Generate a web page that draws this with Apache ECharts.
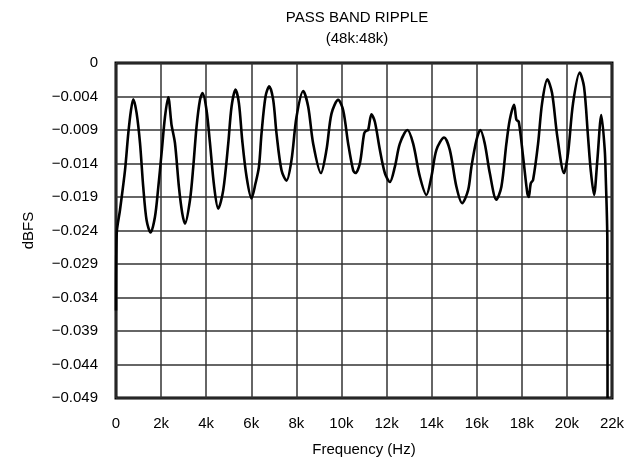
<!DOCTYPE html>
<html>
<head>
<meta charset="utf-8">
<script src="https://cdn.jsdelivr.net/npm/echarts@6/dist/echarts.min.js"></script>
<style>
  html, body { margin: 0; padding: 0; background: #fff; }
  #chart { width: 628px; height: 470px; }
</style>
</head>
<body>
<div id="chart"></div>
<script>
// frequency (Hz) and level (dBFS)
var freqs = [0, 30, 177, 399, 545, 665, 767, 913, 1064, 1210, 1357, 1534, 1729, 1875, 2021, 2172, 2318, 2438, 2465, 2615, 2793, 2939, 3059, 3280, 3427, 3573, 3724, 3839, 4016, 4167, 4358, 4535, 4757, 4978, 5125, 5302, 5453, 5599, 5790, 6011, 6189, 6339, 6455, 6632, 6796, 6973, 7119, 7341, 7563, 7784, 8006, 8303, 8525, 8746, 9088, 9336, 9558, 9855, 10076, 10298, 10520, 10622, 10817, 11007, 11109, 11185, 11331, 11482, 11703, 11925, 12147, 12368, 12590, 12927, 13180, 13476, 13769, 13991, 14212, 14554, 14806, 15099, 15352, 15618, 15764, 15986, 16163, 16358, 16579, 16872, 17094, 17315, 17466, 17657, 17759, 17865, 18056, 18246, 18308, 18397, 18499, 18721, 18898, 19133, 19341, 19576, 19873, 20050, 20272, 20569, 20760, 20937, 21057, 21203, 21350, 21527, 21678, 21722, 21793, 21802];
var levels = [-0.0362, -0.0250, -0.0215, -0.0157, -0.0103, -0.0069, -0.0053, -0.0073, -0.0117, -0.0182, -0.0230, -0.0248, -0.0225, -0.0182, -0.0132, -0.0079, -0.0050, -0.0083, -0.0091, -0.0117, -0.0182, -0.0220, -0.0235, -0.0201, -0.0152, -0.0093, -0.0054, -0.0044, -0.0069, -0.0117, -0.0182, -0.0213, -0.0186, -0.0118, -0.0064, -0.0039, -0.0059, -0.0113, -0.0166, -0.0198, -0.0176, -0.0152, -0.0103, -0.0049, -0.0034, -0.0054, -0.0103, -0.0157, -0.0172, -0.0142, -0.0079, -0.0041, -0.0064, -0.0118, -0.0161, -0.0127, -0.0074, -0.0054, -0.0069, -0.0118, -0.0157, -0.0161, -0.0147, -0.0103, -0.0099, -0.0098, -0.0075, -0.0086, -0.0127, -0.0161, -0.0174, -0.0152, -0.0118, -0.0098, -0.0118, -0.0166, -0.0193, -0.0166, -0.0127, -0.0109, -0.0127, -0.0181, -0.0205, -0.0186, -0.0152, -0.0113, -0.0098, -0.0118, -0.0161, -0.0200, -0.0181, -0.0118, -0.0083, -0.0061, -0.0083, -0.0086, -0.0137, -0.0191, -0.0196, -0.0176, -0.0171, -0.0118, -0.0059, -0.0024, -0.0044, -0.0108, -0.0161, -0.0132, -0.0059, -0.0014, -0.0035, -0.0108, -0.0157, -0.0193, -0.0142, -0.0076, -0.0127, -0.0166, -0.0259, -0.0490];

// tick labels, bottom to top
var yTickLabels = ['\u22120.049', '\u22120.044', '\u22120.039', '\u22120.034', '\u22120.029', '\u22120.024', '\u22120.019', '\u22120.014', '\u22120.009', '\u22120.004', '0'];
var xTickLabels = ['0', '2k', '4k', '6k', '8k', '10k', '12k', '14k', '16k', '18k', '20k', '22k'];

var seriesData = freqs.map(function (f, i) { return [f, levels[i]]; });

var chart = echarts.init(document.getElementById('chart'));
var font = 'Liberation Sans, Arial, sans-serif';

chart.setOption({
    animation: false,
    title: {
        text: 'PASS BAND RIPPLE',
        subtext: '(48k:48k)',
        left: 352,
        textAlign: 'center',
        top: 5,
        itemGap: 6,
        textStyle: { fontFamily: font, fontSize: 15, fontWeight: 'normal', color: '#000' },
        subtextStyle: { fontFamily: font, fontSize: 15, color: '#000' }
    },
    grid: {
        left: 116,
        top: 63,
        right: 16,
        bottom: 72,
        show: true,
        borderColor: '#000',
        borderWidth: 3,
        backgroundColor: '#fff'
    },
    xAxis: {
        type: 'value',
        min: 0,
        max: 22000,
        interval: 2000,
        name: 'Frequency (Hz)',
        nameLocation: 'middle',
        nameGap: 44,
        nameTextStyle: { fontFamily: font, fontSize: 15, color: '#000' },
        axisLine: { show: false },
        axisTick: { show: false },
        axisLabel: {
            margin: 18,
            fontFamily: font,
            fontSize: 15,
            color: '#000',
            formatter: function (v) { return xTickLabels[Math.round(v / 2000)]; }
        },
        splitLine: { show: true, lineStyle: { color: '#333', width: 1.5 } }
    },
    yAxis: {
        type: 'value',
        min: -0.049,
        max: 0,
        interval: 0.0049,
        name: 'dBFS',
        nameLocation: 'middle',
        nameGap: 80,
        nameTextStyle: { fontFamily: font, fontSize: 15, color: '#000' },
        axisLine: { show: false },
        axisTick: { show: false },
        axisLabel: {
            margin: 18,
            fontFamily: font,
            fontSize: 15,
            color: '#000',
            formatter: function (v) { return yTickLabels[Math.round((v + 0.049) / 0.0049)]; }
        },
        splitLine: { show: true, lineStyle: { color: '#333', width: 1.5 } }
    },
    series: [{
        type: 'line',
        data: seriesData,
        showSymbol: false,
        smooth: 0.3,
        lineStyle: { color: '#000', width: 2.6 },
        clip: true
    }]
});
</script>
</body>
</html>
——
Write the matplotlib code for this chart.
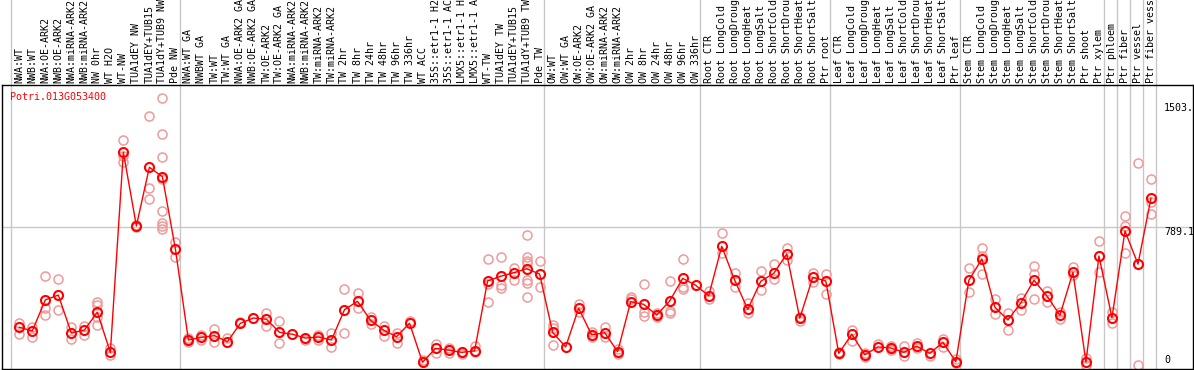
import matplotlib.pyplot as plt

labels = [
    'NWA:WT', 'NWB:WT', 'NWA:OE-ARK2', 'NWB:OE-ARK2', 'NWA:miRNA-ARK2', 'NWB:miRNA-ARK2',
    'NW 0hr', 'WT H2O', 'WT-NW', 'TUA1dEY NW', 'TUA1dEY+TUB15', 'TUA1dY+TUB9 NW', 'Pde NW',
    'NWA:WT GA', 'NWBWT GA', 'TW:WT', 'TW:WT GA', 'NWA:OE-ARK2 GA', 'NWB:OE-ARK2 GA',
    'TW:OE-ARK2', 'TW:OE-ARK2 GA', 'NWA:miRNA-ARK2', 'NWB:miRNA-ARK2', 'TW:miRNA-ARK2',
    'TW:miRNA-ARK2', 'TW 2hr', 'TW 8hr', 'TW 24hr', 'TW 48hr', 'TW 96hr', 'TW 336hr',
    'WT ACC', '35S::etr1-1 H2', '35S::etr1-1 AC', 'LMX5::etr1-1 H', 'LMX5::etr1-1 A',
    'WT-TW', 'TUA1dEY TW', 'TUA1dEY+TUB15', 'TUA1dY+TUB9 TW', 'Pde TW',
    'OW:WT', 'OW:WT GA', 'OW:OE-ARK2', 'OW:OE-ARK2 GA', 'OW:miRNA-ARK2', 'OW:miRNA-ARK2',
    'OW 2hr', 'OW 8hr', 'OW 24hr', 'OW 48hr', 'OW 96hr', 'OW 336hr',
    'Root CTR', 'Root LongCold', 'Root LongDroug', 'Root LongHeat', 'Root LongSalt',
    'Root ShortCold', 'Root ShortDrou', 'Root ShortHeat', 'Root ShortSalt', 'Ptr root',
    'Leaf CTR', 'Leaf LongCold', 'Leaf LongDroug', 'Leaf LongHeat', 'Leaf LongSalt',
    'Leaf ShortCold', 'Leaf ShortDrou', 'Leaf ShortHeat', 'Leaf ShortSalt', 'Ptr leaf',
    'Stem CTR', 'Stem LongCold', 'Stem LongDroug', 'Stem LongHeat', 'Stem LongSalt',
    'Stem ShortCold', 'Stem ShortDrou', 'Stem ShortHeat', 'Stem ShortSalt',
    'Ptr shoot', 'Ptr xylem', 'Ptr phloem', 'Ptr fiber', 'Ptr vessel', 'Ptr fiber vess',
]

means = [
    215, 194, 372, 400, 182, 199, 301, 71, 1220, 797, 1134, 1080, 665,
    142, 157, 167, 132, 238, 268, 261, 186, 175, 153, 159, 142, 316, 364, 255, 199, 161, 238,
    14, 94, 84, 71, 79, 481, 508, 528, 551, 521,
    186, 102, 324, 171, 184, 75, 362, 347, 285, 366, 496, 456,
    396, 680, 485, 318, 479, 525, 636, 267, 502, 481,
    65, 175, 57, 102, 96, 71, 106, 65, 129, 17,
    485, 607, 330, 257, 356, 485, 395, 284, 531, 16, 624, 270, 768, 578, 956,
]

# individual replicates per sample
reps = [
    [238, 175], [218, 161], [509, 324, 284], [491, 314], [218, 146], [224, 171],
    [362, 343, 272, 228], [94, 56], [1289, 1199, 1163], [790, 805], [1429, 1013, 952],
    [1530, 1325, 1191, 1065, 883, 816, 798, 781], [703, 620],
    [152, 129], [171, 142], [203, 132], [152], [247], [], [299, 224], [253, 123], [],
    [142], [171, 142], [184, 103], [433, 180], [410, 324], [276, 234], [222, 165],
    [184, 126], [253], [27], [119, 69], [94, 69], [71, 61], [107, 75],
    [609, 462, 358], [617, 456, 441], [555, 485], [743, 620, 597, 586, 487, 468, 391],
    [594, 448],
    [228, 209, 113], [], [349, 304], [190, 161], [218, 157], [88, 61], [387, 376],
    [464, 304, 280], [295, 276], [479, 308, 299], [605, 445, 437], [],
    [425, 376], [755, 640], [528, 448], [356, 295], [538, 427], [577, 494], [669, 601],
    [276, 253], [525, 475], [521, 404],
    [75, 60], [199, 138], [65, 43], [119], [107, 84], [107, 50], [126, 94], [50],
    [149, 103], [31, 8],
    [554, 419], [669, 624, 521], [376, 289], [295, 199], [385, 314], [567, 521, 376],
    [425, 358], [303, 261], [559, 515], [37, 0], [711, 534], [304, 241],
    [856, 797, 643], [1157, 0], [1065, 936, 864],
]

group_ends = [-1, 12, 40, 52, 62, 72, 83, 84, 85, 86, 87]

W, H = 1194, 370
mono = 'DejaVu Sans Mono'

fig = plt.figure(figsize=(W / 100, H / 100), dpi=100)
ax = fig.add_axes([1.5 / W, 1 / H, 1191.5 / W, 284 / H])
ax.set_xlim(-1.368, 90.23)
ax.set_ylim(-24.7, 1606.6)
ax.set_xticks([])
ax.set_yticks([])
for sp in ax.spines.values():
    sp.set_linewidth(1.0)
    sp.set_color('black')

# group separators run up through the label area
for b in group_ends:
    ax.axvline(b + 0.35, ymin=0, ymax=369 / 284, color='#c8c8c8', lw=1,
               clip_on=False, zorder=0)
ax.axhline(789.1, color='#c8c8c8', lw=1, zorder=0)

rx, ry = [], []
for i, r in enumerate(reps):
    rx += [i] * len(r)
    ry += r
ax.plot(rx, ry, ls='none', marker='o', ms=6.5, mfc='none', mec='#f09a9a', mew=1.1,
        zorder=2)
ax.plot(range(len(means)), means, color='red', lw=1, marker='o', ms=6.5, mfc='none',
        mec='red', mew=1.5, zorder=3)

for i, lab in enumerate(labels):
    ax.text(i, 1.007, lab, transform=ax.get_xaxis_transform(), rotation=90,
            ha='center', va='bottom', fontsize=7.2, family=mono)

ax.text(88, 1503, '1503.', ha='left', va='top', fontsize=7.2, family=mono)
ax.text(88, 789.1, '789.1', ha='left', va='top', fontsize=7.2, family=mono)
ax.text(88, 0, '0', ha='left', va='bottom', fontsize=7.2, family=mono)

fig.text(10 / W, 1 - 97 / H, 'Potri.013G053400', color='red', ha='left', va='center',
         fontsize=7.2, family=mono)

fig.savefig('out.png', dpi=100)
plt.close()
——
◆ GOAL ◆
Which lines above contain the word "this"? Copy each of them.

◆ SOLVED PROBLEM ◆
Generate a web page that draws this with Apache ECharts.
Write the matplotlib code for this chart.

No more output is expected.